The site was carefully moved away from the sea [Pic: EASE Archaeology]
A Bronze Age building has been saved from destruction by the sea after a team of archaeologists moved it brick by brick to a safe location.
The 3,500 year old building was discovered during excavations on the island of Bressay in the Shetlands.
Concerned that the ancient site was under threat from coastal erosion, archaeologists decided to move it.
They dismantled, photographed and numbered each stone before carrying them carefully to their new location.
The ancient building at Cruester is thought to be linked to a nearby burnt mound, a large heap of fire-damaged stones thought to be once used for feasts, baths or saunas.
Burnt mounds are quite common throughout Britain and Ireland, but very few of them have been found with associated structures, giving the Bressay building special archaeological significance.

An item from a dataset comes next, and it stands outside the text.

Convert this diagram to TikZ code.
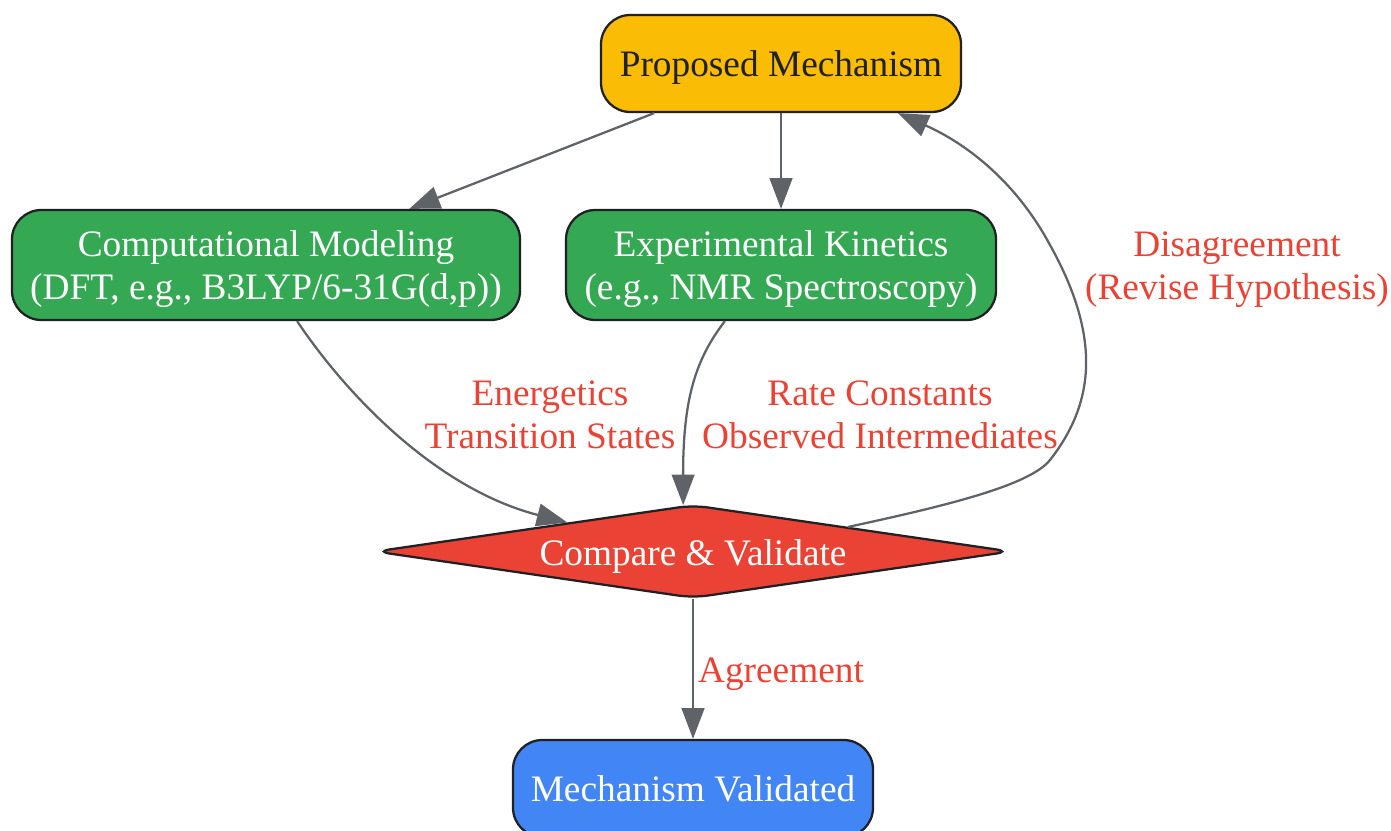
\documentclass[tikz,border=0pt]{standalone}
\usepackage{fontspec}
\setmainfont{Liberation Serif}
\usetikzlibrary{arrows.meta,calc,shapes.geometric}
\definecolor{cyellow}{HTML}{FBBC05}
\definecolor{cgreen}{HTML}{34A853}
\definecolor{cred}{HTML}{EA4335}
\definecolor{cblue}{HTML}{4285F4}
\definecolor{cborder}{HTML}{202124}
\definecolor{carrow}{HTML}{5F6368}
\definecolor{clabel}{HTML}{EA4335}
\newcommand\nodefont{\fontsize{28pt}{32.5pt}\selectfont}
\begin{document}
\begin{tikzpicture}[x=0.75pt,y=-0.75pt,
  box/.style={draw=cborder, line width=1.7pt, rounded corners=22pt, align=center, font=\nodefont, inner sep=0pt, text depth=0pt},
  arr/.style={draw=carrow, line width=1.7pt, -{Triangle[length=23pt,width=17pt]}},
  lbl/.style={text=clabel, font=\nodefont, align=center}]
\useasboundingbox (0,0) rectangle (1391,831);
\node[box, fill=cyellow, text=cborder, minimum width=270pt, minimum height=72.75pt] (prop) at (781,63.5) {Proposed Mechanism};
\node[box, fill=cgreen, text=white, minimum width=381pt, minimum height=82.5pt] (comp) at (266,265) {Computational Modeling\\(DFT, e.g., B3LYP/6-31G(d,p))};
\node[box, fill=cgreen, text=white, minimum width=322.5pt, minimum height=82.5pt] (exp) at (781,265) {Experimental Kinetics\\(e.g., NMR Spectroscopy)};
\node[diamond, draw=cborder, line width=1.7pt, fill=cred, text=white, font=\nodefont, inner sep=0pt, rounded corners=11pt, minimum width=477pt, minimum height=70pt] (dia) at (693,551.5) {\raisebox{-10.5pt}[0pt][0pt]{\makebox[0pt]{Compare \& Validate}}};
\node[box, fill=cblue, text=white, minimum width=270pt, minimum height=72.75pt] (mech) at (693,788.5) {Mechanism Validated};

\draw[arr] (prop) -- (comp);
\draw[arr] (prop.south) -- (exp.north);
\draw[arr] (comp.-61) .. controls (350,400) and (440,490) .. (dia.167);
\draw[arr] (exp.-135) .. controls (695,360) and (683,400) .. (dia.102);
\draw[arr] (dia.9) .. controls (950,505) and (1030,485) .. (1050,460)
  .. controls (1093,405) and (1103,340) .. (1050,245)
  .. controls (1015,180) and (965,143) .. (prop.-23);
\draw[arr] (dia.south) -- (mech.north);

\node[lbl] (l1) at (550,415) {Energetics\\Transition States};
\node[lbl] (l2) at (880,415) {Rate Constants\\Observed Intermediates};
\node[lbl] (l3) at (1237,270) {Disagreement\\(Revise Hypothesis)};
\node[lbl] (l4) at (781,674) {Agreement};
\end{tikzpicture}
\end{document}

It was discovered during excavations in 2000 which located a series of dry-stone walled cells, connected by two corridors.

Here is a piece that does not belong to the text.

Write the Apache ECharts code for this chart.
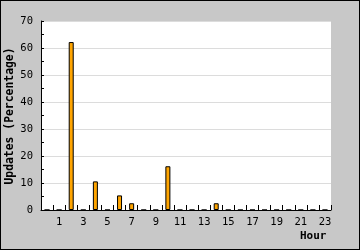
<!DOCTYPE html>
<html><head><meta charset="utf-8">
<script src="https://cdn.jsdelivr.net/npm/echarts@6/dist/echarts.min.js"></script>
<style>
html,body{margin:0;padding:0;background:#fff;}
#c{width:358px;height:248px;border:1px solid #000;background:#C8C8C8;}
</style></head>
<body><div id="c"></div>
<script>
const hours = ['0','1','2','3','4','5','6','7','8','9','10','11','12','13','14','15','16','17','18','19','20','21','22','23'];
const updates = [0,0,62.2,0,10.6,0,5.4,2.5,0,0,16.2,0,0,0,2.5,0,0,0,0,0,0,0,0,0];
const yTicks = {min:0, max:70, interval:10};
const xTitle = 'Hour';
const yTitle = 'Updates (Percentage)';

const chart = echarts.init(document.getElementById('c'), null, {renderer:'canvas'});
const mono = 'DejaVu Sans Mono';
chart.setOption({
  animation:false,
  backgroundColor:'#C8C8C8',
  grid:{left:40, right:28, top:20, bottom:39, show:true, backgroundColor:'#fff', borderWidth:0},
  xAxis:{
    type:'category', data:hours, boundaryGap:true,
    axisLine:{lineStyle:{color:'#000', width:1}},
    axisTick:{show:true, inside:true, length:5, interval:0, alignWithLabel:false, lineStyle:{color:'#000'}},
    axisLabel:{interval:(i)=>i%2===1, color:'#000', fontFamily:mono, fontSize:10.5, margin:7},
    splitLine:{show:false}
  },
  yAxis:{
    type:'value', min:yTicks.min, max:yTicks.max, interval:yTicks.interval,
    axisLine:{show:true, lineStyle:{color:'#000', width:1}},
    axisTick:{show:true, inside:true, length:3, lineStyle:{color:'#000'}},
    minorTick:{show:true, splitNumber:2, length:3, lineStyle:{color:'#000'}},
    axisLabel:{color:'#000', fontFamily:mono, fontSize:10.5, margin:8},
    splitLine:{show:true, lineStyle:{color:'#DCDCDC', width:1}}
  },
  series:[{
    type:'bar', data:updates, barWidth:5,
    itemStyle:{color:'#FFA500', borderColor:'#000', borderWidth:1}
  }],
  graphic:[
    {type:'text', left:299, top:230, style:{text:xTitle, font:'bold 11px "DejaVu Sans Mono"', fill:'#000'}},
    {type:'text', x:9, y:115, rotation:Math.PI/2, style:{text:yTitle, font:'bold 11.4px "DejaVu Sans Mono"', fill:'#000', align:'center', verticalAlign:'middle'}}
  ]
});
</script></body></html>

At the end of one corridor was a hearth cell, thought to have been used for heating stones, while at the other end was a tank sunk into the ground and constructed of large slabs of stone which is thought to have been used for boiling meat.
Archaeologists from St Andrews University worked alongside local volunteers for three months to move the building and then rebuild at a site next to the Bressay Heritage Centre.
John Scott, vice chairman of the Bressay History Group, said: "They numbered every stone in the structure, took very detailed photographs and measurements and that is how we managed to reconstruct it in exactly the same form.
"We probably moved about 60 tonnes of stone altogether so it has had the nice attraction of being a bit of a daft project but it worked and I think it has turned out to be a really good community project."
St Andrews University archaeologist Tom Dawson said: "Coastal erosion is threatening thousands of sites around Scotland, and the local group here came up with a novel idea for dealing with the problem.
"Although this approach isn't practical everywhere, it is great to have had the chance to give new life to this particular site and make it accessible to future generations, while also learning something new, not just about Cruester, but about burnt mounds in general.
"This has been a fantastic project, and it would not have been possible without the great support that we have had from so many members of the local community. Seeing the stones from the original building being transported away in a fleet of tractors was a fantastic sight."
The building will be officially opened to the public at its new site on Saturday by local MSP Tavish Scott.